My youngest B has always seemed to have set backs. In the womb he had to deal with a 2 vessel umbilical cord (aka "single umbilical artery"). As a newborn we found out he had a milk protein allergy, acid reflux, and colic (finding and diagnosing problems like these on a baby who cannot communicate their pain is a very difficult and frustrating process to go through). This past year I took him to an ENT for a consultation on his extremely large tonsils (that are causing him sleep apnea) and during a routine hearing test we found he had a lot of fluid behind his ear drums that had caused some hearing loss (without this test we would have had no idea! He never once had an ear infection). Tubes were put in and immediately fixed the hearing loss. Last week we had our consult to another ENT at Vanderbilt Children's Hospital and scheduled his surgery next month for his adenoids and tonsils to be removed. Today he had a speech evaluation and didn't pass. He will be having therapy twice a week now. All of this and he's 2.

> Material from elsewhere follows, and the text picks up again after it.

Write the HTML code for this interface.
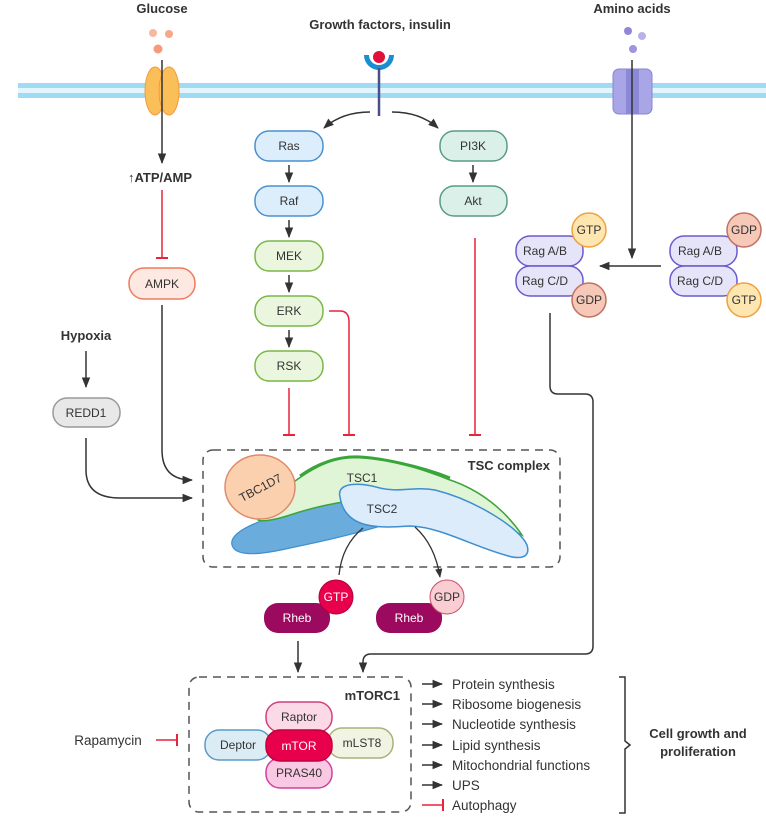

(I know this is miniscule compared to other parents out there dealing with a lot worse and I feel guilty even writing about all of this in a way that seems like I'm complaining.)
When I found out today that he will need speech therapy I was upset. I knew his speech wasn't as up to par as it should be at his age. I wasn't quite sure what the "norm" was by experience because his older brother spoke at a very early age. For whatever reason, I thought he would pass. Afterall, he passed a state speech eval in Jan. Since his tube insertions, his vocabulary has doubled (maybe even tripled!). We can actually have a conversation with him and he can express his wants. But, unfortunately, there are still a few times we cannot distinguish what he is communicating due to poor pronunciation. He was tested on his comprehension today (which he did excellent) and articulation (which was not so good). Therefore, the therapist recommended he go to sessions twice a week.
Like I mentioned, I was upset. I cried. I had a lot of emotions. I was even grateful that he will get the help he needs. One of my concerns is that I don't want him to be labeled. He is an extremely bright little boy. He and his brother are so different from one another but where one slacks in one area the other makes up for it. For example, C talks A LOT and obviously B isn't as strong in that area. B is very handy (meaning he is great with his hands), C couldn't use a fork until almost 4. Both boys are very advanced, just in different ways. Unfortunately, just because B isn't great with communication, I don't want him to be viewed any different and I want him to have the same opportunties and experiences as his older bro whom he adores.
Despite his minor set backs and oblivious to them, B is just a happy, carefree little boy. I know he will get through this. I know he will succeed. He's so precious to me and stronger than he will ever know!